Plagiate Plagiate: Unis sollten anonymen Hinweisen nicht mehr nachgehen
Berlin/MZ - Universitäten sollen anonymen Hinweisen auf Plagiate künftig in der Regel nicht mehr nachgehen. Das ergibt sich aus den jüngsten Empfehlungen der Deutschen Forschungsgemeinschaft (DFG) zum Umgang mit vermeintlich oder tatsächlich gefälschten Doktorarbeiten. „Die Überprüfung anonymer Anzeigen ist durch die Stelle, die den Vorwurf entgegennimmt, abzuwägen“, heißt es in der Empfehlung.
Grundsätzlich gebiete eine zweckmäßige Untersuchung aber die Namensnennung desjenigen, der den Hinweis gebe. Dessen Name sei zwar vertraulich zu behandeln, stellt die DFG fest, fügt einschränkend jedoch wiederum hinzu: „Eine Offenlegung des Namens gegenüber dem Betroffenen kann im Einzelfall dann geboten sein, wenn sich der Betroffene andernfalls nicht sachgerecht verteidigen kann.“ Mit anderen Worten: Der Hinweisgeber muss mit der Veröffentlichung seines Namens rechnen. Die Empfehlungen sind für die Universitäten mehr oder weniger bindend.
Zuvor hatte die Hochschulrektorenkonferenz bereits empfohlen, dass sich Hinweisgeber mit ihrem Verdacht nicht an die Öffentlichkeit wenden dürften. Wer es dennoch täte, verhielte sich seinerseits unwissenschaftlich. Das Wirken anonymer Online-Plattformen hätte in diesem Fall also in der Regel keine Konsequenzen mehr.

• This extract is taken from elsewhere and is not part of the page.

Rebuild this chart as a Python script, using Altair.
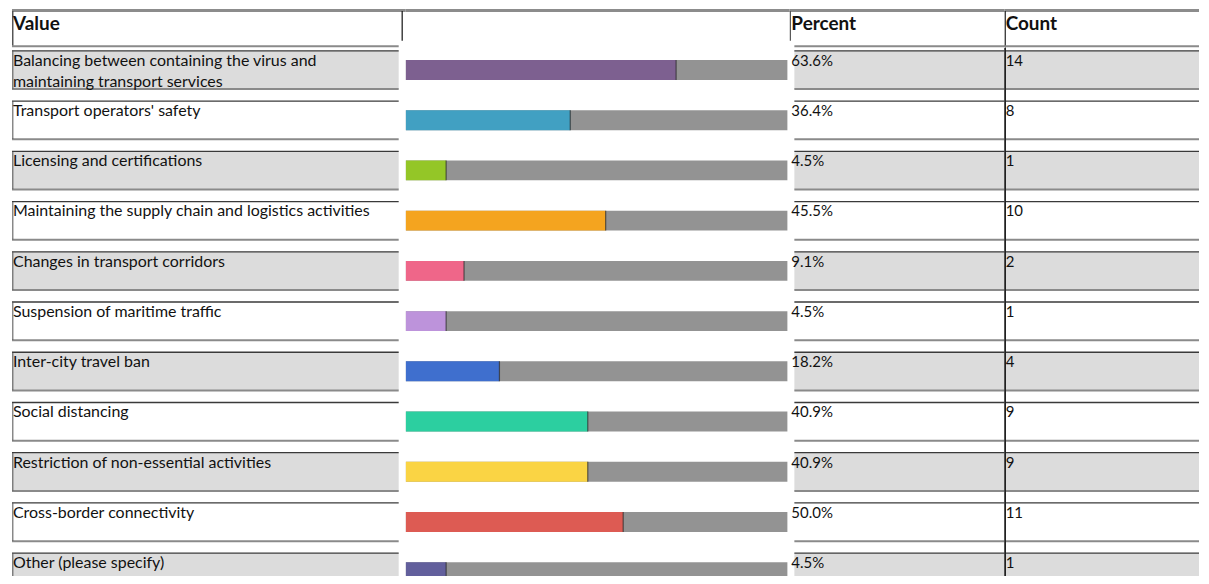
import textwrap
import altair as alt
import pandas as pd

# ---------------- data ----------------
labels = [
    "Balancing between containing the virus and maintaining transport services",
    "Transport operators' safety",
    "Licensing and certifications",
    "Maintaining the supply chain and logistics activities",
    "Changes in transport corridors",
    "Suspension of maritime traffic",
    "Inter-city travel ban",
    "Social distancing",
    "Restriction of non-essential activities",
    "Cross-border connectivity",
    "Other (please specify)",
]
percents = [63.6, 36.4, 4.5, 45.5, 9.1, 4.5, 18.2, 40.9, 40.9, 50.0, 4.5]
counts = [14, 8, 1, 10, 2, 1, 4, 9, 9, 11, 1]
bar_colors = ["#7d6090", "#41a0c2", "#94c627", "#f4a41f", "#ef6689", "#bd93db",
              "#3f6fce", "#2ccfa0", "#fad444", "#dd5b53", "#625f9c"]
headers = ["Value", "", "Percent", "Count"]

# ---------------- style / layout ----------------
FONT = "Lato"
W_VAL, W_BAR, W_PCT, W_CNT = 395, 385, 216, 195
BOX_VAL = 388
TRACK_W = 383
H_HEAD, H_BODY = 38, 530
Y_RANGE = 548.4
TRACK_MIN, TRACK_MAX = -5.9, 92.2
ROW_FILL = ["#dcdcdc", "#ffffff"]
TOP_LINE = "#3a3a3a"
BOT_LINE = "#8a8a8a"

df = pd.DataFrame({
    "label": labels,
    "text": ["\n".join(textwrap.wrap(l, 53)) for l in labels],
    "pct": percents,
    "count": [str(c) for c in counts],
    "row": list(range(len(labels))),
})

yscale = alt.Scale(paddingInner=0.24, paddingOuter=0.06, range=[0, Y_RANGE])


def Y(bp=None):
    if bp is None:
        return alt.Y("label:N", sort=labels, axis=None, scale=yscale)
    return alt.Y("label:N", sort=labels, axis=None, scale=yscale, bandPosition=bp)


base = alt.Chart(df).transform_calculate(
    parity="datum.row % 2",
    lo=str(TRACK_MIN),
    hi=str(TRACK_MAX),
    pct_text="format(datum.pct, '.1f') + '%'",
)

fill_enc = alt.Fill("parity:O", scale=alt.Scale(domain=[0, 1], range=ROW_FILL), legend=None)


def boxes(x0, x1):
    rect = base.mark_rect(clip=True).encode(x=alt.value(x0), x2=alt.value(x1), y=Y(), fill=fill_enc)
    top = base.mark_rule(color=TOP_LINE, strokeWidth=1.3, clip=True).encode(
        x=alt.value(x0), x2=alt.value(x1), y=Y(0))
    bot = base.mark_rule(color=BOT_LINE, strokeWidth=2, clip=True).encode(
        x=alt.value(x0), x2=alt.value(x1), y=Y(1))
    return [rect, top, bot]


def text_style(size):
    return dict(align="left", baseline="alphabetic", font=FONT, fontSize=size,
                color="#111111", dy=15, clip=True)


# ---- Value column ----
left_edge = base.mark_tick(orient="vertical", color="#555555", thickness=1.5, size=38, clip=True).encode(
    x=alt.value(0.75), y=Y())
val_text = base.mark_text(lineBreak="\n", lineHeight=21, **text_style(16)).encode(
    x=alt.value(1), y=Y(0), text="text:N")
body_a = alt.layer(*boxes(0, BOX_VAL), left_edge, val_text).properties(width=W_VAL, height=H_BODY)

# ---- Bar column ----
xs = alt.Scale(domain=[TRACK_MIN, TRACK_MAX], nice=False, zero=False, range=[0, TRACK_W])
track = base.mark_bar(size=20, color="#939393", clip=True).encode(
    x=alt.X("lo:Q", scale=xs, axis=None), x2="hi:Q", y=Y())
filled = base.mark_bar(size=20, clip=True).encode(
    x=alt.X("lo:Q", scale=xs, axis=None), x2="pct:Q", y=Y(),
    color=alt.Color("label:N", scale=alt.Scale(domain=labels, range=bar_colors), legend=None))
endtick = base.mark_tick(orient="vertical", size=20, thickness=1.2, color="#2a2a2a", clip=True).encode(
    x=alt.X("pct:Q", scale=xs, axis=None), y=Y())
body_b = alt.layer(track, filled, endtick).properties(width=W_BAR, height=H_BODY)

# ---- Percent column ----
pct_text = base.mark_text(**text_style(15)).encode(x=alt.value(2), y=Y(0), text="pct_text:N")
body_c = alt.layer(*boxes(5, W_PCT), pct_text).properties(width=W_PCT, height=H_BODY)

# ---- Count column ----
divider = base.mark_rule(color="#222222", strokeWidth=1.2, clip=True).encode(
    x=alt.value(0.6), y=alt.value(0), y2=alt.value(H_BODY))
cnt_text = base.mark_text(**text_style(15)).encode(x=alt.value(1), y=Y(0), text="count:N")
body_d = alt.layer(*boxes(0, W_CNT), divider, cnt_text).properties(width=W_CNT, height=H_BODY)

# ---------------- header row ----------------
hbase = alt.Chart(pd.DataFrame({"h": [0]}))


def head(width, title, tx, vline=None, vline_to=32, vcolor="#222222", bottom=None, left=False):
    layers = [hbase.mark_rule(color="#8c8c8c", strokeWidth=3).encode(
        x=alt.value(0), x2=alt.value(width), y=alt.value(1.5))]
    if left:
        layers.append(hbase.mark_rule(color="#555555", strokeWidth=1.5).encode(
            x=alt.value(0.75), y=alt.value(2), y2=alt.value(37)))
    if vline is not None:
        layers.append(hbase.mark_rule(color=vcolor, strokeWidth=1.2).encode(
            x=alt.value(vline), y=alt.value(2), y2=alt.value(vline_to)))
    if bottom is not None:
        layers.append(hbase.mark_rule(color=BOT_LINE, strokeWidth=2).encode(
            x=alt.value(bottom[0]), x2=alt.value(bottom[1]), y=alt.value(37.5)))
    if title:
        layers.append(hbase.mark_text(text=title, align="left", baseline="alphabetic", font=FONT,
                                      fontSize=19, fontWeight="bold", color="#111111").encode(
            x=alt.value(tx), y=alt.value(21)))
    return alt.layer(*layers).properties(width=width, height=H_HEAD)


head_a = head(W_VAL, headers[0], 1, vline=391.5, vcolor="#111111", bottom=(0, BOX_VAL), left=True)
head_b = head(W_BAR, headers[1], 1)
head_c = head(W_PCT, headers[2], 2, vline=1, vcolor="#555555", bottom=(5, W_PCT))
head_d = head(W_CNT, headers[3], 1, vline=0.6, vline_to=H_HEAD, bottom=(0, W_CNT))

row_head = alt.hconcat(head_a, head_b, head_c, head_d, spacing=0, bounds="flush")
row_body = alt.hconcat(body_a, body_b, body_c, body_d, spacing=0, bounds="flush")

chart = alt.vconcat(row_head, row_body, spacing=0).properties(
    padding={"left": 2, "top": 0, "right": 0, "bottom": 0}
).configure_view(strokeWidth=0).configure_concat(spacing=0)

chart.save("out.html", embed_options={"renderer": "svg", "actions": False})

Eine dieser Plattformen im Internet hatte den Entzug des Doktortitels des damaligen Verteidigungsministers Karl-Theodor zu Guttenberg (CSU) maßgeblich bewirkt – auch wenn der Anstoß dazu von dem bekannten Bremer Wissenschaftler Andreas Fischer-Lescano ausging. Die Hinweise auf die Plagiate der früheren Bundesbildungsministerin Annette Schavan (CDU) und der FDP-Europaabgeordneten Silvana Koch-Mehrin waren ebenfalls zunächst anonym erfolgt.
Der Obmann der Unionsfraktion im Bildungsausschuss des Bundestages, Uwe Schummer, sagte der Mitteldeutschen Zeitung: „Ich bin im Kern dafür, dass man den Namen nennt, wenn eine so schwere Anschuldigung erhoben wird. Das ist ein Stück Fairness gegenüber allen Beteiligten.“ Im Übrigen dürfe nicht in jeder Universität eigenes Recht gelten. Es müssten vielmehr bundesweit verbindliche Standards geschaffen werden.
Der CDU-Politiker plädierte in diesem Zusammenhang auch dafür, dass der Betroffene dem offiziellen Gutachten der Universität ein Gegengutachten entgegen stellen dürfe - analog zu den Plädoyers von Anklage und Verteidigung vor Gericht. Und schließlich müsse man über Verjährung nachdenken. „Ich finde, dass eine Verjährung sinnvoll ist, anstatt nach 30 Jahren zu prüfen, wie damals die Vorgänge waren“, erklärte Schummer mit Blick auf Schavan, die ihren Titel nach 30 Jahren verlor und zurücktreten musste. „Ein Mensch hat sich in 30 Jahren weiter entwickelt. Und nur Mord kennt keine Verjährung. Insofern würde auch die Verhältnismäßigkeit für eine Verjährung sprechen.“
Der bildungspolitische Sprecher der SPD-Bundestagsfraktion, Ernst Dieter Rossmann, widersprach gegenüber der MZ: „Anonyme Hinweise müssen weiterhin möglich sein. Entscheidend ist die Frage, ob es sich um ein Plagiat handelt oder nicht. Wir haben auch sonst im Strafrecht nicht die Pflicht, dass die Anzeige immer öffentlich gemacht wird.“
Im Strafrecht ist es nicht von Bedeutung, ob eine Strafanzeige unter dem eigenen Namen, einem fremden Namen oder anonym erstattet wird. Unabhängig von der Motivation prüfen die Behörden, ob der dargestellte Sachverhalt glaubhaft erscheint und eine Ermittlung rechtfertigt.